TO BE DONE: Search the material for the string "React" and copy each line where it occurs.

MATERIAL SHOWN:
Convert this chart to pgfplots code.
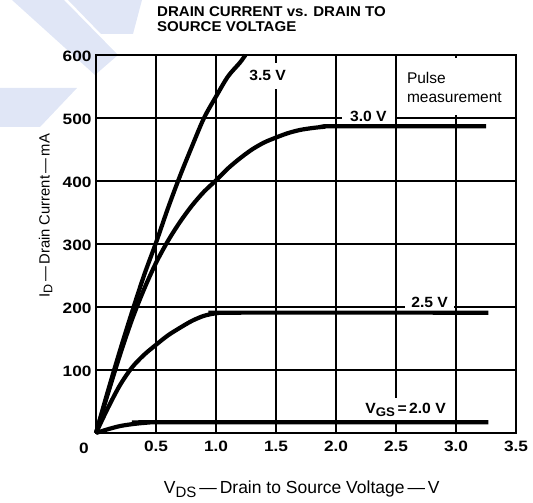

--

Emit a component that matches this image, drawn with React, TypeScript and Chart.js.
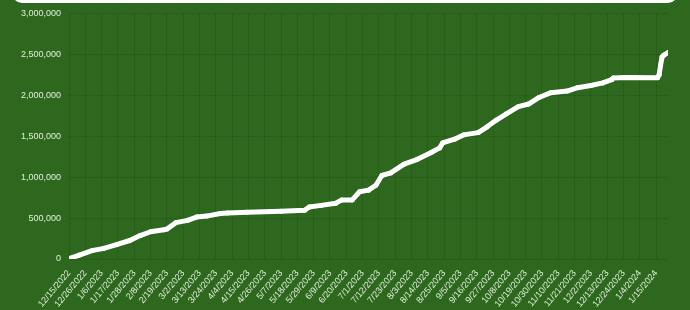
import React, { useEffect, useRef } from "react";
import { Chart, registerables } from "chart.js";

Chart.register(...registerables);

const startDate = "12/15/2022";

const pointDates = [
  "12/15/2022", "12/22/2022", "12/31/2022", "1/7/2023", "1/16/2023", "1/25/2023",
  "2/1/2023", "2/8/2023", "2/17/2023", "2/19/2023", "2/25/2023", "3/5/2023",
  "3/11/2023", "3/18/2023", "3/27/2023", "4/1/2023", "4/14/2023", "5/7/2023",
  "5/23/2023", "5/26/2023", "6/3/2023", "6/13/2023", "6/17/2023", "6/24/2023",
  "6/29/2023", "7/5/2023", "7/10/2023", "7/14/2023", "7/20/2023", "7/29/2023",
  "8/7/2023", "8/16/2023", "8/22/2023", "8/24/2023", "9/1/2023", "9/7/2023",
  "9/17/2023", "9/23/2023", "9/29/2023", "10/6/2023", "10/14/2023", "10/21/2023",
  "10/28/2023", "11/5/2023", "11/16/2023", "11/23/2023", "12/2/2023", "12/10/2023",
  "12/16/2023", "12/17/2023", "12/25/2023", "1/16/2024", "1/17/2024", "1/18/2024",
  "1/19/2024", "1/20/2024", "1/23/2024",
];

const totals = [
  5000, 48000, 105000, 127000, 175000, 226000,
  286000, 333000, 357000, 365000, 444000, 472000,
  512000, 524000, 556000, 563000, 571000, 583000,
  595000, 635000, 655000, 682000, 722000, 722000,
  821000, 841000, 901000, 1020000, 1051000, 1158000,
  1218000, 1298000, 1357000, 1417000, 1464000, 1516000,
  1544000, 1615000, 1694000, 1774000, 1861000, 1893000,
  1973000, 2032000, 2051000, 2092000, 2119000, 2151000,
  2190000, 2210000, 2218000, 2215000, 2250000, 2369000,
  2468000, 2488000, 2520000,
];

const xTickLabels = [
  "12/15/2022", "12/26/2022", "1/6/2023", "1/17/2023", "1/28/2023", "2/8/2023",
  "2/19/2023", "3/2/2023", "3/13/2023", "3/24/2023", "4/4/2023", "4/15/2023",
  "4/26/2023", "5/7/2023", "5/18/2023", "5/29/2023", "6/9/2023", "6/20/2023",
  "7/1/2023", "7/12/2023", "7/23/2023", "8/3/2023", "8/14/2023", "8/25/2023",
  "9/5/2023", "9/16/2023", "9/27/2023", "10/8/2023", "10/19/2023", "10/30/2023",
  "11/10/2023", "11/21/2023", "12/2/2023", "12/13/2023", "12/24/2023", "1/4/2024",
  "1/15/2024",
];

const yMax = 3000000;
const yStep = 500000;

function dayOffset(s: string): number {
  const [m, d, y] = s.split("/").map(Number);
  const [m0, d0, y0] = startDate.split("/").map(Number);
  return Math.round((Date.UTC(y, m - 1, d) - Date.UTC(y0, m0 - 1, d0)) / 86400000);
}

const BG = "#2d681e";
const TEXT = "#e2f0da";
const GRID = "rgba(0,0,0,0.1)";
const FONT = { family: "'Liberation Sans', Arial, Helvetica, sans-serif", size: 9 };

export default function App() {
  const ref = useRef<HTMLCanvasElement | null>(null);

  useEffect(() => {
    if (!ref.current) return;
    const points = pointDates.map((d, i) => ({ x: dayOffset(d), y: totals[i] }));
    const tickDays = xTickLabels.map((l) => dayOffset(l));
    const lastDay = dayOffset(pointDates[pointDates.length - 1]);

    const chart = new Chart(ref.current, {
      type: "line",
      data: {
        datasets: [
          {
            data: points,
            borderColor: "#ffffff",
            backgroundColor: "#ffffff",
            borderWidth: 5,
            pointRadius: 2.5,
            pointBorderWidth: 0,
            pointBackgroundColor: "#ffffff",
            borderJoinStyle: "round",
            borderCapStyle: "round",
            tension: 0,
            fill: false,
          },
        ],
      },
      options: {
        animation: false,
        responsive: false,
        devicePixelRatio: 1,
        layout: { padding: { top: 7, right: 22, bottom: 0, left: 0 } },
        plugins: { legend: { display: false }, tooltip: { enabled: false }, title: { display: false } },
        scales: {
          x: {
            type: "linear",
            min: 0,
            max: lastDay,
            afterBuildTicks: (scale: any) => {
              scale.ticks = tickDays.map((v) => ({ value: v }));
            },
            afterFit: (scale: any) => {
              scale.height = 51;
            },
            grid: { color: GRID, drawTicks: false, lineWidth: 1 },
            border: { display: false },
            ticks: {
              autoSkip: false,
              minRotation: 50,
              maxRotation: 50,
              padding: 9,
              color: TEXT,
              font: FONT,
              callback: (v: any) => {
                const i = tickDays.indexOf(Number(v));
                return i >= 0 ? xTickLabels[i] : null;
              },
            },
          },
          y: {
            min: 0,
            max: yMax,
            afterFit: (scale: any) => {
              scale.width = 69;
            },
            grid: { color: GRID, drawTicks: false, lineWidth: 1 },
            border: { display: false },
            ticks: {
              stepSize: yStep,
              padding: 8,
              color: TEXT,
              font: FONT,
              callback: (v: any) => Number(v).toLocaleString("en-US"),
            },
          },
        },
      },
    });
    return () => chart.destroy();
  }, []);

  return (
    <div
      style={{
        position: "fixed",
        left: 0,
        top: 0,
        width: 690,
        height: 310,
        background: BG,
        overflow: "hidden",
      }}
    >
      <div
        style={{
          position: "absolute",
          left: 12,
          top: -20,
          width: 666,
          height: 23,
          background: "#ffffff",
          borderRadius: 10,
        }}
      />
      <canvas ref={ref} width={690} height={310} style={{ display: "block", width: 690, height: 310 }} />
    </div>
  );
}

* * *

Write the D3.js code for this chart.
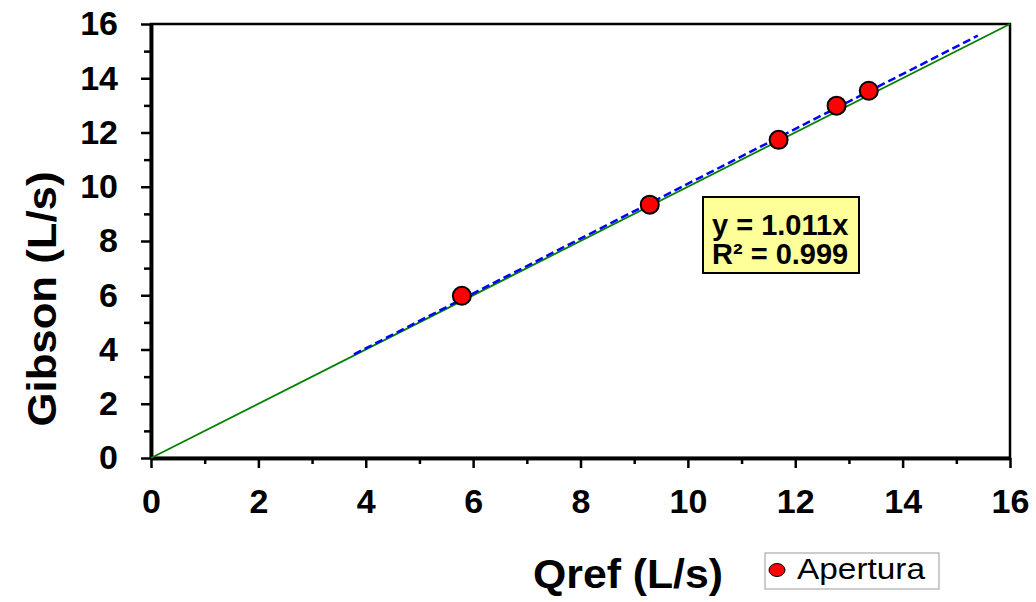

EXPECTED ANSWER:
Emit a component that matches this image, drawn with React, TypeScript and Chart.js.
import React, { useEffect, useRef } from "react";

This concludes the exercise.